Mom’s Touch fined W300 mil. for mistreating franchisee
The country’s antitrust agency has fined Mom’s Touch 300 million won ($224,000) for allegedly mistreating a franchisee who led the formation of a council of franchisees, according to the Fair Trade Commission, Wednesday.
The FTC made the decision after it inspected a case in which a franchisee running the brand’s Sangdo Station restaurant in southern Seoul created, in 2021, a movement encouraging other franchisees to join an association to advocate for their rights. To promote the association, the Sangdo franchisee and 61 other franchisees in March that year jointly sent letters to the brand’s other franchisees who didn’t join the association.
Mom’s Touch discovered that the letter contained what it claimed was false information that criticized the company’s management. The letter, according to the FTC, said the company “only cares about management” and “almost all franchisees of the brand are now suffering from dropping sales and profits.”
From March to August that year, the company and the Sangdo franchisee exchanged communications tussling over confirming how the association came to be established and which franchisees had joined it.

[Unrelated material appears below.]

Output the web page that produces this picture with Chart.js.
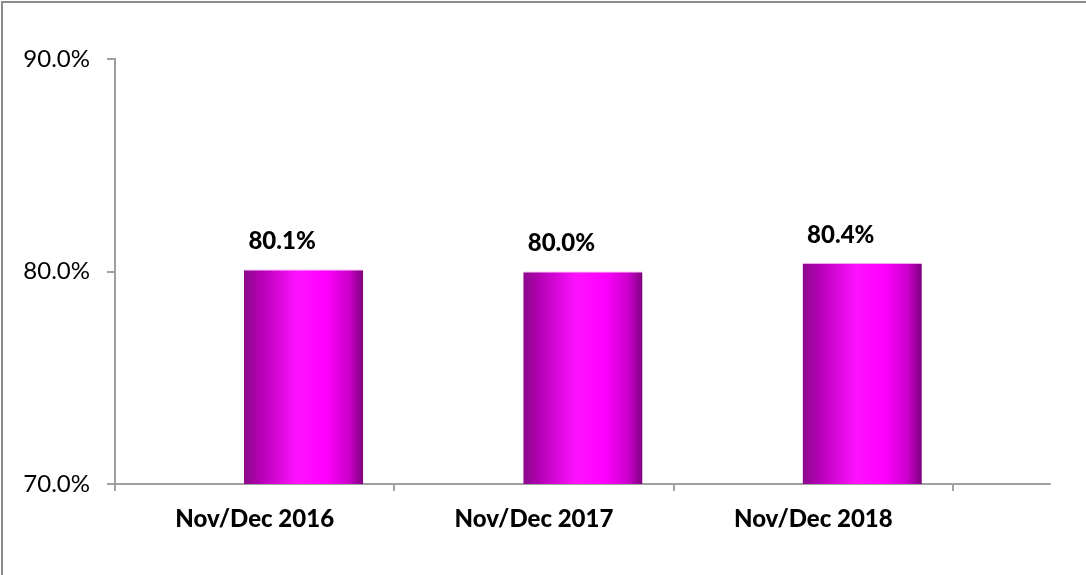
<!DOCTYPE html>
<html>
<head>
<meta charset="utf-8">
<script src="https://cdn.jsdelivr.net/npm/chart.js@4.4.1/dist/chart.umd.min.js"></script>
<style>
  html, body { margin: 0; padding: 0; background: #fff; overflow: hidden; }
  canvas { display: block; }
</style>
</head>
<body>
<canvas id="c" width="1086" height="575"></canvas>
<script>
const categories = ['Nov/Dec 2016', 'Nov/Dec 2017', 'Nov/Dec 2018'];
const values = [80.1, 80.0, 80.4];
const placeholder = [null, null, null];
const yTicks = [70, 80, 90];

const AXIS = '#a0a0a0';
const FONT = 'Lato, "Open Sans", sans-serif';

const gradientPlugin = {
  id: 'barGradient',
  afterDatasetsUpdate(chart) {
    const ctx = chart.ctx;
    const meta = chart.getDatasetMeta(1);
    meta.data.forEach(el => {
      const l = el.x - el.width / 2, r = el.x + el.width / 2;
      const g = ctx.createLinearGradient(l, 0, r, 0);
      g.addColorStop(0, '#8a0a8a');
      g.addColorStop(0.15, '#b800b8');
      g.addColorStop(0.45, '#ff12ff');
      g.addColorStop(0.68, '#ff00ff');
      g.addColorStop(0.88, '#cc00cc');
      g.addColorStop(1, '#7e007e');
      el.options = Object.assign({}, el.options, { backgroundColor: g });
    });
  }
};

const framePlugin = {
  id: 'frame',
  beforeDraw(chart) {
    const ctx = chart.ctx;
    ctx.save();
    ctx.fillStyle = '#fff';
    ctx.fillRect(0, 0, chart.width, chart.height);
    ctx.strokeStyle = '#8c8c8c';
    ctx.lineWidth = 2;
    ctx.beginPath();
    ctx.moveTo(2, chart.height);
    ctx.lineTo(2, 2);
    ctx.lineTo(chart.width, 2);
    ctx.stroke();
    ctx.restore();
  }
};

const extraPlugin = {
  id: 'extras',
  afterDatasetsDraw(chart) {
    const ctx = chart.ctx;
    const area = chart.chartArea;
    const catW = (area.right - area.left) / categories.length;
    ctx.save();
    ctx.strokeStyle = AXIS;
    ctx.lineWidth = 2;
    ctx.beginPath();
    ctx.moveTo(area.right, area.bottom);
    ctx.lineTo(area.right + catW * 0.35, area.bottom);
    ctx.stroke();
    const meta = chart.getDatasetMeta(1);
    ctx.fillStyle = '#000';
    ctx.font = '900 24px ' + FONT;
    ctx.textAlign = 'center';
    ctx.textBaseline = 'bottom';
    meta.data.forEach((el, i) => {
      ctx.fillText(values[i].toFixed(1) + '%', el.x - el.width * 0.18, el.y - 16);
    });
    ctx.restore();
  }
};

new Chart(document.getElementById('c'), {
  type: 'bar',
  data: {
    labels: categories,
    datasets: [
      { data: placeholder, backgroundColor: 'rgba(0,0,0,0)' },
      { data: values, backgroundColor: '#ff00ff', borderColor: '#f0a8f0',
        borderWidth: { top: 1, left: 0, right: 0, bottom: 0 }, borderSkipped: 'bottom' }
    ]
  },
  options: {
    responsive: false,
    animation: false,
    devicePixelRatio: 1,
    categoryPercentage: 0.70,
    barPercentage: 1.22,
    layout: { padding: { left: 0, top: 59, right: 133, bottom: 0 } },
    plugins: { legend: { display: false }, tooltip: { enabled: false } },
    scales: {
      x: {
        offset: true,
        grid: { offset: true, drawOnChartArea: false, drawTicks: true, tickLength: 7, color: AXIS, lineWidth: 2 },
        border: { color: AXIS, width: 2 },
        ticks: { color: '#000', font: { family: FONT, size: 24, weight: '900' }, padding: 14, maxRotation: 0 },
        afterFit(s) { s.height = 91; }
      },
      y: {
        min: 70, max: 90,
        afterBuildTicks(s) { s.ticks = yTicks.map(v => ({ value: v })); },
        grid: { drawOnChartArea: false, drawTicks: true, tickLength: 8, color: AXIS, lineWidth: 2 },
        border: { color: AXIS, width: 2 },
        ticks: { color: '#000', font: { family: FONT, size: 24 }, padding: 17,
                 callback: v => v.toFixed(1) + '%' },
        afterFit(s) { s.width = 115; }
      }
    }
  },
  plugins: [framePlugin, gradientPlugin, extraPlugin]
});
</script>
</body>
</html>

During the exchanges, the company refused on multiple occasions to recognize the association.
Mom’s Touch requested the franchisee to step down from the association’s leadership. It further warned him that if he refused and decided to file a complaint against the management, the company would respond to the action until he suffered “tremendous” fiscal harm and the association was eradicated.
In August of that year, the management revoked the Sangdo franchisee’s restaurant business deal and stopped supplying him with ingredients for fried chicken and burgers, the brand’s main food products. The same day, the management posted a statement online condemning the Sangdo franchisee, accusing him of spreading false information, disrupting the “sound” ties between the company and franchisees and denouncing the management despite his restaurant generating “very high sales,” according to the FTC.
The FTC said it found the management’s treatment of the franchisee unjust because the management deemed the association’s activities unhelpful for its business operations and deliberately refused to cooperate with him and his association.
“Our decision reflects our mission to protect local franchisees’ rights and their initiatives to improve their economic conditions,” the FTC said.